Aren’t all those examples “day X profitable” startups? As in startups that had a profitable business model from day 1 and it only took them some share of the market to become profitable after an initial loss (usually operational). GitHub was making money in their very first year.

Many startups these days follow the “never profitable” business model in the hopes of being bailed out by angel investors or IPO.

I’d say it’s definitely possible to bootstrap when your profit grows along with your business. Not possible when you burn money every single day forever.

Was GitHub ever profitable?
Take those assumptions and spend a year burning your savings. Once you see that all your competitors raised at least a few hundred k pre-product while you’ve got a hole burning in your pocket, you’ll feel like an idiot.

If you run an already profitable business like a services company, you can get away with bootstrapping. But then it’s not really bootstrapping, it’s a pivot.

We've been bootstrapping our weird tech/bio/techbio startup for the last four years... it's NOT EASY at all, but we've made it to the point that we're ramen profitable (For now) and it's kind of an amazing feeling.

Of course I'm making like 1/5 I would at a tech company, but we're literally saving people's lives, and that really makes up for not making as much.

Kudos to you! In that time did you ever feel that you were being unfairly compared to certain unicorn startups as you were becoming profitable?

How does the reach of FAANG and their financial clout make it difficult when you're hiring devs?

You may not want to hear this but four years is way too long to reach ramen profitability and it’s not a good signal for future success of that startup.
Could you please state a source or elaborate your reasoning? That is a very bold claim, especially since biotech in particular has quite high costs. Note also that the objectives may be different (e.g. save more lives, versus maximize profits early).
> Bootstrapping is fools. Virtually no founders out there are pouring their personal savings into their company

This conflates people who haven't raised external funding and people who actively put money into a startup. It is possible to bootstrap a startup without plowing money into the business.

It's true that bootstrapped founders are plowing time into their business, but this is true of funded founders as well.
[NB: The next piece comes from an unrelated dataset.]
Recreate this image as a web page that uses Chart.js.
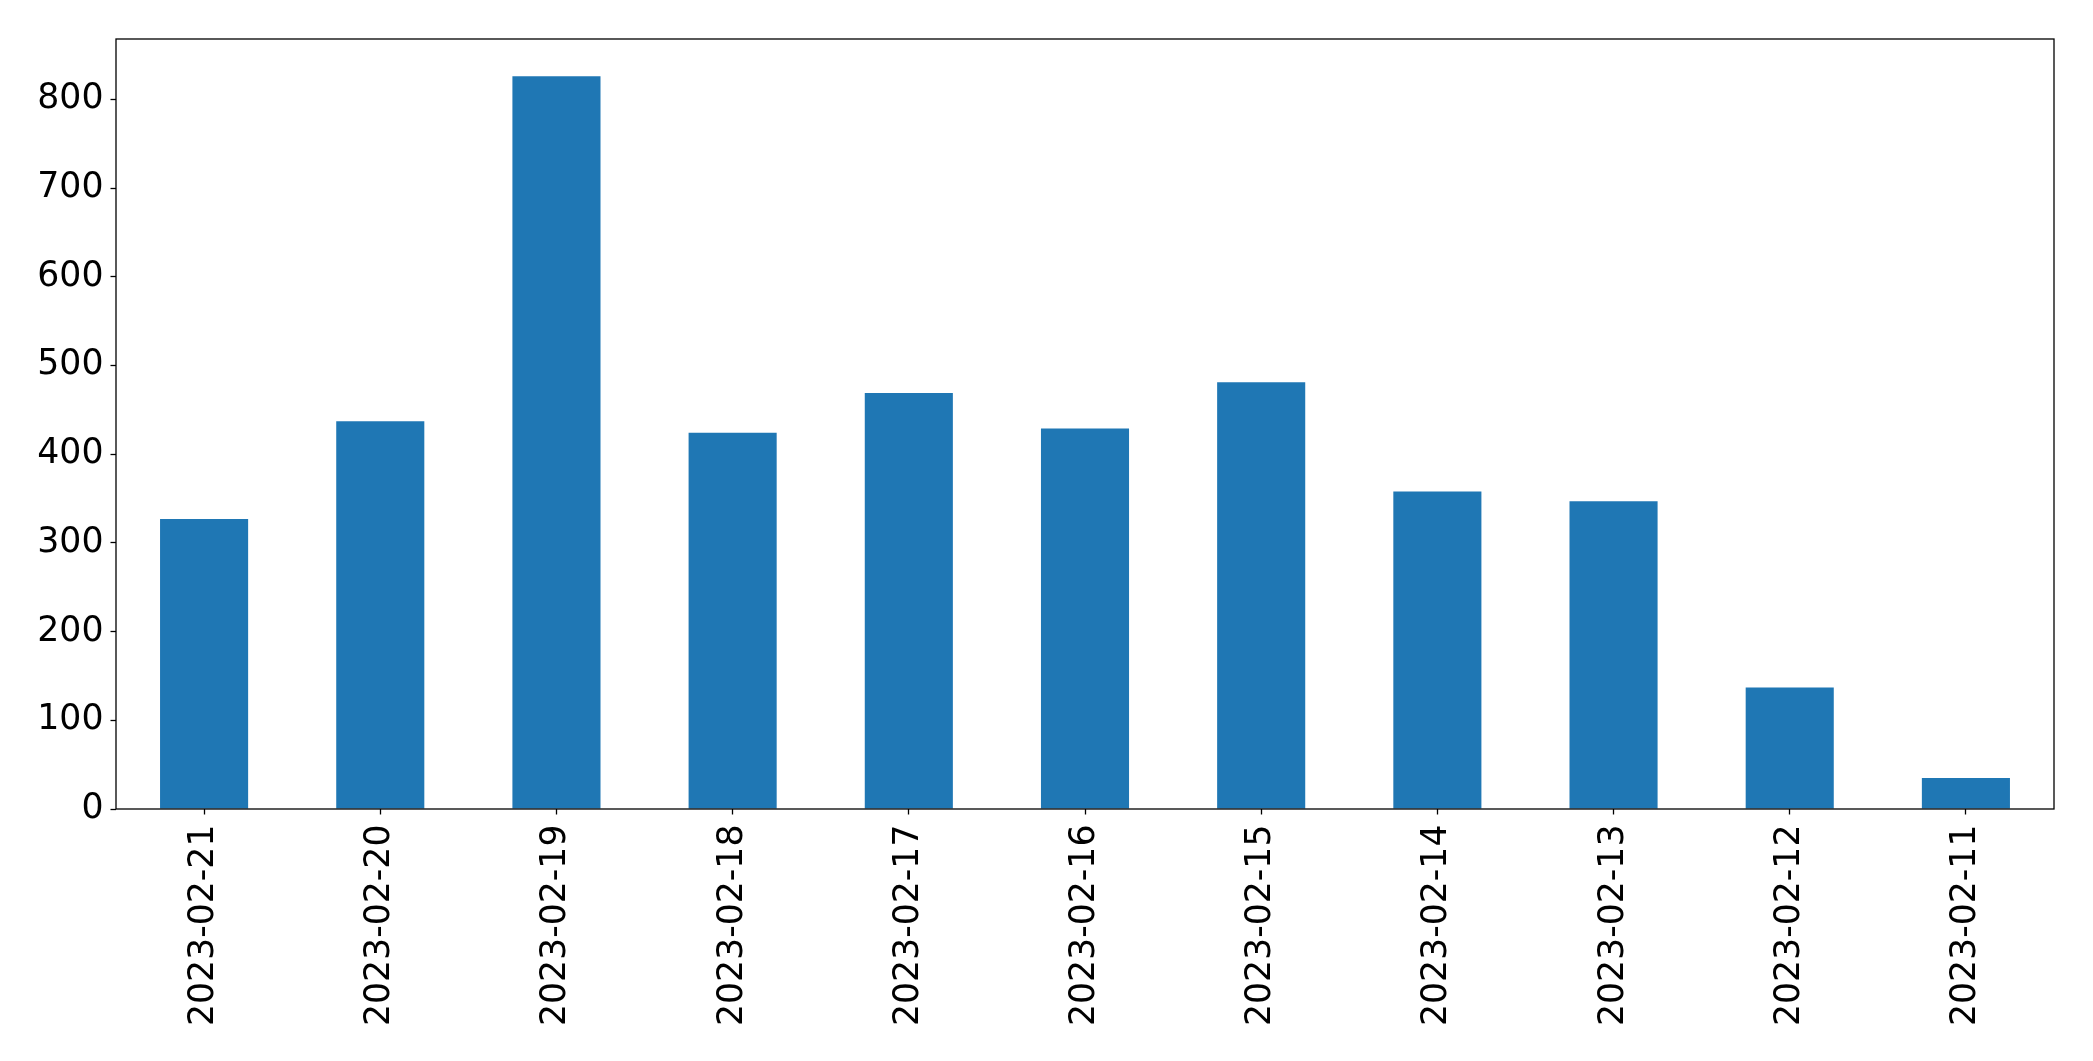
<!DOCTYPE html>
<html>
<head>
<meta charset="utf-8">
<script src="https://cdn.jsdelivr.net/npm/chart.js@4"></script>
<style>
  html, body { margin: 0; padding: 0; background: #fff; }
  #wrap { width: 2093px; height: 1061px; }
</style>
</head>
<body>
<div id="wrap"><canvas id="dailyChart" width="2093" height="1061"></canvas></div>
<script>
// values
const dates = ['2023-02-21', '2023-02-20', '2023-02-19', '2023-02-18', '2023-02-17', '2023-02-16',
               '2023-02-15', '2023-02-14', '2023-02-13', '2023-02-12', '2023-02-11'];
const counts = [327, 437, 826, 424, 469, 429, 481, 358, 347, 137, 35];
const yTicks = [0, 100, 200, 300, 400, 500, 600, 700, 800];

const barBlue = '#1f77b4';
const fontFamily = '"DejaVu Sans", sans-serif';

// --- frame around the plot area (matplotlib style box) ---
const frameBox = {
    id: 'frameBox',
    afterDraw(chart) {
        const { ctx, chartArea: a } = chart;
        ctx.save();
        ctx.strokeStyle = '#000';
        ctx.lineWidth = 1.3;
        ctx.strokeRect(a.left, a.top, a.right - a.left, a.bottom - a.top);
        ctx.restore();
    }
};

document.addEventListener('DOMContentLoaded', function() {
    const ctx = document.getElementById('dailyChart');

    new Chart(ctx, {
        type: 'bar',
        data: {
            labels: dates,
            datasets: [{
                data: counts,
                backgroundColor: barBlue,
                borderWidth: 0,
                categoryPercentage: 1.0,
                barPercentage: 0.5
            }]
        },
        options: {
            responsive: false,
            animation: false,
            events: [],
            layout: { padding: { top: 39, right: 39, left: 0, bottom: 0 } },
            plugins: { legend: { display: false }, tooltip: { enabled: false } },
            scales: {
                x: {
                    offset: true,
                    grid: { offset: false, drawOnChartArea: false, drawTicks: true, tickLength: 5.5, tickColor: '#000', tickWidth: 1.3 },
                    border: { display: false },
                    ticks: {
                        color: '#000',
                        font: { family: fontFamily, size: 34.7 },
                        minRotation: 90,
                        maxRotation: 90,
                        autoSkip: false,
                        padding: 10
                    },
                    afterFit: scale => { scale.height = 252; }
                },
                y: {
                    min: 0,
                    max: 868,
                    grid: { drawOnChartArea: false, drawTicks: true, tickLength: 5.5, tickColor: '#000', tickWidth: 1.3 },
                    border: { display: false },
                    ticks: {
                        color: '#000',
                        font: { family: fontFamily, size: 34.7 },
                        stepSize: 100,
                        padding: 7
                    },
                    afterBuildTicks: scale => {
                        scale.ticks = yTicks.map(v => ({ value: v }));
                    },
                    afterFit: scale => { scale.width = 116; }
                }
            }
        },
        plugins: [frameBox]
    });
});
</script>
</body>
</html>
VC money may pay a handsome salary, but taking it often means that you have to vest shares that you would otherwise own outright.

I would be willing to bet a large amount of money that the large majority of successful businesses are either bootstrapped or use traditional loans as funding. The stats don't work out any other way - several hundred thousand new businesses are started in the US each year, but only a fraction that number could possibly be angel or VC funded. Your perspective only applies to a narrow slice of SaaS businesses.
I suppose when I read Hacker News, I think about the kind of companies that would apply to YC or otherwise compete with SV-ish funded companies.
That's the thing with business advice. You can give advice with good intentions but there is almost certainly someone out there who took the opposite of said advice and became successful.

Bootstrap or don't bootstrap. You can be successful either way but it's the nuances, timing, context, chance, etc. that matter.

Yes - if you can raise money then do it. Why not? But do not gave up if you cannot.